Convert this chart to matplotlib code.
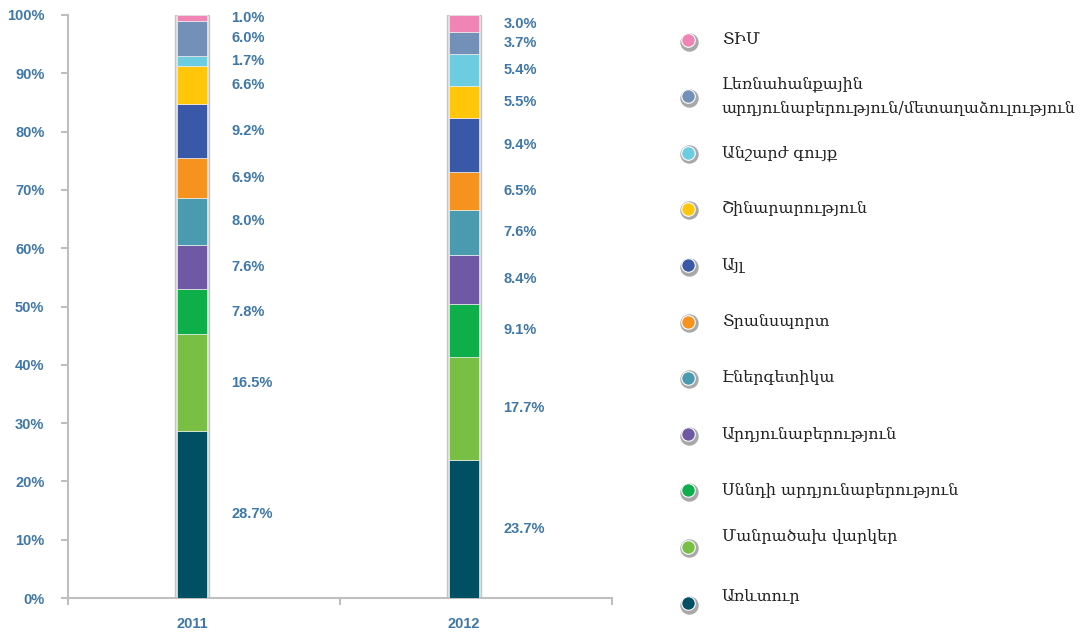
import numpy as np
import matplotlib.pyplot as plt

# data (bottom to top of each bar)
years = ['2011', '2012']
sectors = ['Առևտուր', 'Մանրածախ վարկեր', 'Սննդի արդյունաբերություն',
           'Արդյունաբերություն', 'Էներգետիկա', 'Տրանսպորտ', 'Այլ',
           'Շինարարություն', 'Անշարժ գույք',
           'Լեռնահանքային\nարդյունաբերություն/մետաղաձուլություն', 'ՏԻՄ']
share_2011 = [28.7, 16.5, 7.8, 7.6, 8.0, 6.9, 9.2, 6.6, 1.7, 6.0, 1.0]
share_2012 = [23.7, 17.7, 9.1, 8.4, 7.6, 6.5, 9.4, 5.5, 5.4, 3.7, 3.0]
y_ticks = [0, 10, 20, 30, 40, 50, 60, 70, 80, 90, 100]

colors = ['#004f63', '#78bf44', '#0eae4a', '#6f58a4', '#4a9bb0', '#f6921e',
          '#3a58a8', '#ffc60a', '#6ccde0', '#7391b8', '#ef84b5']
text_color = '#3f78a8'

fig = plt.figure(figsize=(10.82, 6.33), dpi=100)
ax = fig.add_axes([68 / 1082, 1 - 598 / 633, (612 - 68) / 1082, (598 - 15) / 633])

data = np.array([share_2011, share_2012])
x = np.arange(len(years))
bar_w = 0.11

# light frame behind each bar
ax.bar(x, data.sum(axis=1), bar_w + 0.012, color='#e6e6e6',
       edgecolor='#c4c4c4', linewidth=1.0, zorder=2)

bottom = np.zeros(len(years))
for i, name in enumerate(sectors):
    vals = data[:, i]
    ax.bar(x, vals, bar_w, bottom=bottom, color=colors[i],
           edgecolor='#eeeeee', linewidth=0.5, zorder=3)
    for j in range(len(years)):
        ax.text(x[j] + bar_w / 2 + 0.09, bottom[j] + vals[j] / 2, f'{vals[j]:.1f}%',
                ha='left', va='center', fontsize=10.5, fontweight='bold',
                color=text_color, family='Liberation Sans')
    bottom += vals

ax.set_ylim(0, 100)
ax.set_xlim(-0.456, 1.544)
ax.set_yticks(y_ticks)
ax.set_yticklabels([f'{t}%' for t in y_ticks])
ax.set_xticks(x)
ax.set_xticklabels(years)
ax.set_xticks([-0.456, 0.544, 1.544], minor=True)
ax.tick_params(axis='x', which='major', length=0, pad=14)
ax.tick_params(axis='x', which='minor', length=5, width=1.5, color='#bfbfbf')
ax.tick_params(axis='y', length=5, width=1.5, color='#bfbfbf', pad=12)
for lab in ax.get_xticklabels() + ax.get_yticklabels():
    lab.set_fontsize(10.5)
    lab.set_fontweight('bold')
    lab.set_color(text_color)
    lab.set_family('Liberation Sans')
for s in ['top', 'right']:
    ax.spines[s].set_visible(False)
for s in ['left', 'bottom']:
    ax.spines[s].set_color('#bfbfbf')
    ax.spines[s].set_linewidth(1.5)

# legend drawn on an overlay axes in pixel coordinates
lg = fig.add_axes([0, 0, 1, 1])
lg.set_xlim(0, 1082)
lg.set_ylim(633, 0)
lg.axis('off')
text_shift = {1: -10, 0: -6}
n = len(sectors)
for k in range(n):
    i = n - 1 - k
    y = 40 + k * 56.3
    lg.scatter(689, y + 1.5, s=150, color='#a8a8a8', zorder=1)
    lg.scatter(688, y, s=95, color=colors[i], edgecolor='white', linewidth=0.8, zorder=2)
    lg.text(722, y + text_shift.get(i, 0), sectors[i], ha='left', va='center',
            fontsize=11.4, family='DejaVu Serif', color='#222222', linespacing=1.55)

fig.savefig('out.png', dpi=100)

# # # #

§ SHORT EXERCISE:
Without including any pictures, reproduce the listing exactly.

§ TASK ANSWER:
Convert this chart to matplotlib code.
import numpy as np
import matplotlib.pyplot as plt

# data (bottom to top of each bar)
years = ['2011', '2012']
sectors = ['Առևտուր', 'Մանրածախ վարկեր', 'Սննդի արդյունաբերություն',
           'Արդյունաբերություն', 'Էներգետիկա', 'Տրանսպորտ', 'Այլ',
           'Շինարարություն', 'Անշարժ գույք',
           'Լեռնահանքային\nարդյունաբերություն/մետաղաձուլություն', 'ՏԻՄ']
share_2011 = [28.7, 16.5, 7.8, 7.6, 8.0, 6.9, 9.2, 6.6, 1.7, 6.0, 1.0]
share_2012 = [23.7, 17.7, 9.1, 8.4, 7.6, 6.5, 9.4, 5.5, 5.4, 3.7, 3.0]
y_ticks = [0, 10, 20, 30, 40, 50, 60, 70, 80, 90, 100]

colors = ['#004f63', '#78bf44', '#0eae4a', '#6f58a4', '#4a9bb0', '#f6921e',
          '#3a58a8', '#ffc60a', '#6ccde0', '#7391b8', '#ef84b5']
text_color = '#3f78a8'

fig = plt.figure(figsize=(10.82, 6.33), dpi=100)
ax = fig.add_axes([68 / 1082, 1 - 598 / 633, (612 - 68) / 1082, (598 - 15) / 633])

data = np.array([share_2011, share_2012])
x = np.arange(len(years))
bar_w = 0.11

# light frame behind each bar
ax.bar(x, data.sum(axis=1), bar_w + 0.012, color='#e6e6e6',
       edgecolor='#c4c4c4', linewidth=1.0, zorder=2)

bottom = np.zeros(len(years))
for i, name in enumerate(sectors):
    vals = data[:, i]
    ax.bar(x, vals, bar_w, bottom=bottom, color=colors[i],
           edgecolor='#eeeeee', linewidth=0.5, zorder=3)
    for j in range(len(years)):
        ax.text(x[j] + bar_w / 2 + 0.09, bottom[j] + vals[j] / 2, f'{vals[j]:.1f}%',
                ha='left', va='center', fontsize=10.5, fontweight='bold',
                color=text_color, family='Liberation Sans')
    bottom += vals

ax.set_ylim(0, 100)
ax.set_xlim(-0.456, 1.544)
ax.set_yticks(y_ticks)
ax.set_yticklabels([f'{t}%' for t in y_ticks])
ax.set_xticks(x)
ax.set_xticklabels(years)
ax.set_xticks([-0.456, 0.544, 1.544], minor=True)
ax.tick_params(axis='x', which='major', length=0, pad=14)
ax.tick_params(axis='x', which='minor', length=5, width=1.5, color='#bfbfbf')
ax.tick_params(axis='y', length=5, width=1.5, color='#bfbfbf', pad=12)
for lab in ax.get_xticklabels() + ax.get_yticklabels():
    lab.set_fontsize(10.5)
    lab.set_fontweight('bold')
    lab.set_color(text_color)
    lab.set_family('Liberation Sans')
for s in ['top', 'right']:
    ax.spines[s].set_visible(False)
for s in ['left', 'bottom']:
    ax.spines[s].set_color('#bfbfbf')
    ax.spines[s].set_linewidth(1.5)

# legend drawn on an overlay axes in pixel coordinates
lg = fig.add_axes([0, 0, 1, 1])
lg.set_xlim(0, 1082)
lg.set_ylim(633, 0)
lg.axis('off')
text_shift = {1: -10, 0: -6}
n = len(sectors)
for k in range(n):
    i = n - 1 - k
    y = 40 + k * 56.3
    lg.scatter(689, y + 1.5, s=150, color='#a8a8a8', zorder=1)
    lg.scatter(688, y, s=95, color=colors[i], edgecolor='white', linewidth=0.8, zorder=2)
    lg.text(722, y + text_shift.get(i, 0), sectors[i], ha='left', va='center',
            fontsize=11.4, family='DejaVu Serif', color='#222222', linespacing=1.55)

fig.savefig('out.png', dpi=100)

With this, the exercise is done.